For readers of global history, a useful bridge to the 2020s is surveillance and debt sustainability in a world of large domestic public debt, dollar invoicing, and sanctions as a policy instrument. The IMF is no longer a machine for nudging 1% exchange-rate bands; it is, among other things, a forum in which the fiscal and monetary choices of systemic issuers and peripheral borrowers are interpreted, graded, and sometimes financed—often under acute media glare. The lesson carried forward from New Hampshire in 1944 is unchanged in structure even when the labels on the levers are new: who can credibly commit to rules of adjustment, and what costs are borne where when commitments fail.

Asian financial crisis, Russian default, and the floating-rate laboratory

The 1997–98 sequence from East Asia to Russia is often taught as a capital account object lesson: maturity and currency mismatches met sudden stops, and IMF programs became lightning rods for controversy about the mix of exchange-rate defense, interest-rate pain, and closure of insolvent intermediaries.
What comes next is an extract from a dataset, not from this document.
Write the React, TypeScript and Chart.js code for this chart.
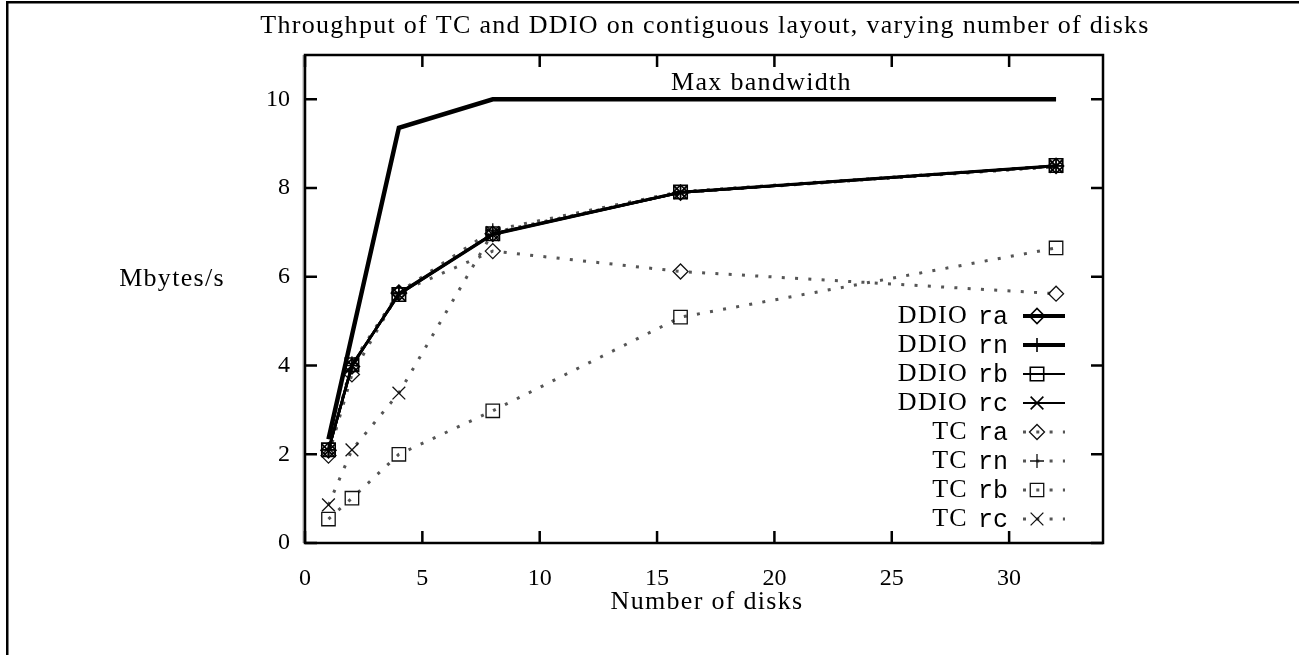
import React, { useEffect, useRef } from 'react';
import { Chart, registerables } from 'chart.js';
import { drawPoint } from 'chart.js/helpers';

Chart.register(...registerables);

// ---- data ----
const disks = [1, 2, 4, 8, 16, 32];
const maxBandwidth = [2.34, 4.68, 9.36, 10, 10, 10];
const ddioRa = [2.09, 3.98, 5.63, 6.97, 7.9, 8.5];
const ddioRn = [2.1, 4.0, 5.62, 6.96, 7.9, 8.5];
const ddioRb = [2.1, 4.02, 5.6, 6.97, 7.91, 8.51];
const ddioRc = [2.08, 4.0, 5.6, 6.95, 7.9, 8.5];
const tcRa = [1.97, 3.8, 5.65, 6.58, 6.12, 5.62];
const tcRn = [2.1, 4.05, 5.65, 7.05, 7.92, 8.5];
const tcRb = [0.54, 1.01, 2.0, 2.98, 5.09, 6.65];
const tcRc = [0.86, 2.1, 3.38, 7.0, 7.9, 8.48];
const xTicks = [0, 5, 10, 15, 20, 25, 30];
const yTicks = [0, 2, 4, 6, 8, 10];

const titleText = 'Throughput of TC and DDIO on contiguous layout, varying number of disks';
const xTitle = 'Number of disks';
const yTitle = 'Mbytes/s';
const maxLabel = 'Max bandwidth';

const SERIF = '"Liberation Serif", "DejaVu Serif", serif';
const MONO = '"Liberation Mono", "DejaVu Sans Mono", monospace';

const pts = (ys: number[]) => disks.map((x, i) => ({ x, y: ys[i] }));

const TC_DASH = [3, 10.3];

function mkDDIO(label: string, ys: number[], style: string, r: number, legendWidth: number) {
  return {
    label,
    data: pts(ys),
    borderColor: '#000',
    borderWidth: 2.5,
    pointStyle: style,
    pointRadius: r,
    pointBorderColor: '#000',
    pointBorderWidth: 1.6,
    pointBackgroundColor: 'rgba(0,0,0,0)',
    showLegendLine: legendWidth,
    tension: 0,
  };
}
function mkTC(label: string, ys: number[], style: string, r: number) {
  return {
    label,
    data: pts(ys),
    borderColor: '#555',
    borderWidth: 3,
    borderDash: TC_DASH,
    pointStyle: style,
    pointRadius: r,
    pointBorderColor: '#111',
    pointBorderWidth: 1.3,
    pointBackgroundColor: 'rgba(0,0,0,0)',
    showLegendLine: 3,
    tension: 0,
  };
}

const decorPlugin = {
  id: 'gnuplotDecor',
  afterDraw(chart: any) {
    const { ctx, chartArea } = chart;
    const xs = chart.scales.x;
    const ys = chart.scales.y;
    const { left, right, top, bottom } = chartArea;
    ctx.save();

    // page frame (top + left)
    ctx.fillStyle = '#000';
    ctx.fillRect(6, 1, 1293, 2.5);
    ctx.fillRect(6, 1, 2.5, 654);

    // plot box
    ctx.strokeStyle = '#000';
    ctx.lineWidth = 2.5;
    ctx.strokeRect(left, top, right - left, bottom - top);
    ctx.strokeStyle = '#777';
    ctx.lineWidth = 1;
    ctx.beginPath();
    ctx.moveTo(left - 1.8, top);
    ctx.lineTo(left - 1.8, bottom);
    ctx.stroke();

    // inward ticks on all four sides
    ctx.strokeStyle = '#000';
    ctx.lineWidth = 2.5;
    const TL = 12;
    ctx.beginPath();
    xTicks.forEach((v) => {
      const px = xs.getPixelForValue(v);
      ctx.moveTo(px, bottom);
      ctx.lineTo(px, bottom - TL);
      ctx.moveTo(px, top);
      ctx.lineTo(px, top + TL);
    });
    yTicks.forEach((v) => {
      const py = ys.getPixelForValue(v);
      ctx.moveTo(left, py);
      ctx.lineTo(left + TL, py);
      ctx.moveTo(right, py);
      ctx.lineTo(right - TL, py);
    });
    ctx.stroke();

    // texts
    ctx.fillStyle = '#000';
    ctx.textBaseline = 'middle';
    ctx.font = `26px ${SERIF}`;
    (ctx as any).letterSpacing = '1.3px';
    ctx.textAlign = 'center';
    ctx.fillText(titleText, (left + right) / 2 + 1, 26);
    ctx.fillText(xTitle, (left + right) / 2 + 3, 602);
    ctx.fillText(yTitle, 172, 279);
    ctx.fillText(maxLabel, xs.getPixelForValue(19.45), ys.getPixelForValue(10.37));

    // legend
    const lx0 = 1023;
    const lx1 = 1065;
    const mx = 1037;
    const textRight = 1008;
    let ly = 316;
    chart.data.datasets.forEach((ds: any) => {
      if (!ds.showLegendLine) return;
      const parts = ds.label.split(' ');
      const code = parts.pop();
      const name = parts.join(' ');
      ctx.fillStyle = '#000';
      ctx.textAlign = 'right';
      ctx.font = `25px ${MONO}`;
      (ctx as any).letterSpacing = '0px';
      ctx.fillText(code, textRight, ly + 1);
      const cw = ctx.measureText(code).width;
      ctx.font = `26px ${SERIF}`;
      (ctx as any).letterSpacing = '1.3px';
      ctx.fillText(name, textRight - cw - 10, ly);

      ctx.strokeStyle = ds.borderDash ? ds.borderColor : '#000';
      ctx.lineWidth = ds.showLegendLine;
      ctx.setLineDash(ds.borderDash || []);
      ctx.beginPath();
      ctx.moveTo(lx0, ly);
      ctx.lineTo(lx1, ly);
      ctx.stroke();
      ctx.setLineDash([]);
      ctx.strokeStyle = ds.pointBorderColor;
      ctx.fillStyle = 'rgba(0,0,0,0)';
      ctx.lineWidth = ds.pointBorderWidth;
      drawPoint(ctx, { pointStyle: ds.pointStyle, radius: ds.pointRadius, rotation: 0, borderWidth: ds.pointBorderWidth }, mx, ly);
      ly += 29;
    });
    ctx.restore();
  },
};

export default function App() {
  const ref = useRef<HTMLCanvasElement | null>(null);
  useEffect(() => {
    if (!ref.current) return;
    const chart = new Chart(ref.current, {
      type: 'line',
      data: {
        datasets: [
          {
            label: maxLabel,
            data: pts(maxBandwidth),
            borderColor: '#000',
            borderWidth: 4.5,
            pointRadius: 0,
            tension: 0,
          } as any,
          mkDDIO('DDIO ra', ddioRa, 'rectRot', 7.5, 4),
          mkDDIO('DDIO rn', ddioRn, 'cross', 7, 4),
          mkDDIO('DDIO rb', ddioRb, 'rect', 9.5, 2),
          mkDDIO('DDIO rc', ddioRc, 'crossRot', 9, 2),
          mkTC('TC ra', tcRa, 'rectRot', 7.5),
          mkTC('TC rn', tcRn, 'cross', 7),
          mkTC('TC rb', tcRb, 'rect', 9.5),
          mkTC('TC rc', tcRc, 'crossRot', 9),
        ],
      },
      options: {
        animation: false,
        responsive: true,
        maintainAspectRatio: false,
        devicePixelRatio: 1,
        layout: { padding: { left: 0, top: 55, right: 196, bottom: 0 } },
        plugins: {
          legend: { display: false },
          title: { display: false },
          tooltip: { enabled: false },
        },
        scales: {
          x: {
            type: 'linear',
            min: 0,
            max: 34,
            afterBuildTicks: (s: any) => {
              s.ticks = xTicks.map((v) => ({ value: v }));
            },
            afterFit: (s: any) => {
              s.height = 112;
            },
            grid: { display: false, drawTicks: false },
            border: { display: false },
            ticks: {
              padding: 21,
              color: '#000',
              font: { family: SERIF, size: 24 },
              maxRotation: 0,
              autoSkip: false,
            },
          },
          y: {
            type: 'linear',
            min: 0,
            max: 11,
            afterBuildTicks: (s: any) => {
              s.ticks = yTicks.map((v) => ({ value: v }));
            },
            afterFit: (s: any) => {
              s.width = 305;
            },
            grid: { display: false, drawTicks: false },
            border: { display: false },
            ticks: {
              padding: 15,
              color: '#000',
              font: { family: SERIF, size: 24 },
              autoSkip: false,
            },
          },
        },
      } as any,
      plugins: [decorPlugin],
    });
    return () => chart.destroy();
  }, []);
  return (
    <div style={{ position: 'fixed', left: 0, top: 0, width: 1299, height: 655, background: '#fff' }}>
      <canvas ref={ref} />
    </div>
  );
}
Even readers skeptical of a single “Washington Consensus” narrative can use these episodes to see why Bretton Woods’ institutional progeny—swap lines later, regional reserve pools in some regions, and contingent credit—were designed precisely because unrestricted short-term capital in thin markets can make “fundamentals” a moving target as fast or faster than a peg can be defended.

Floating was not a cure-all; it reallocated the shock across prices and balance sheets in ways that, again, resembled endogenous financial accelerator stories more than a smooth real adjustment in a neoclassical trade model. The through-line to today’s FX intervention, macroprudential caps on foreign currency borrowing, and debates about safe-asset shortages is that the architecture of money—born at Bretton Woods—continues to face leaks between onshore regulation and offshore funding markets that 1944’s delegates could feel in embryo but not yet name in eurodollar scale.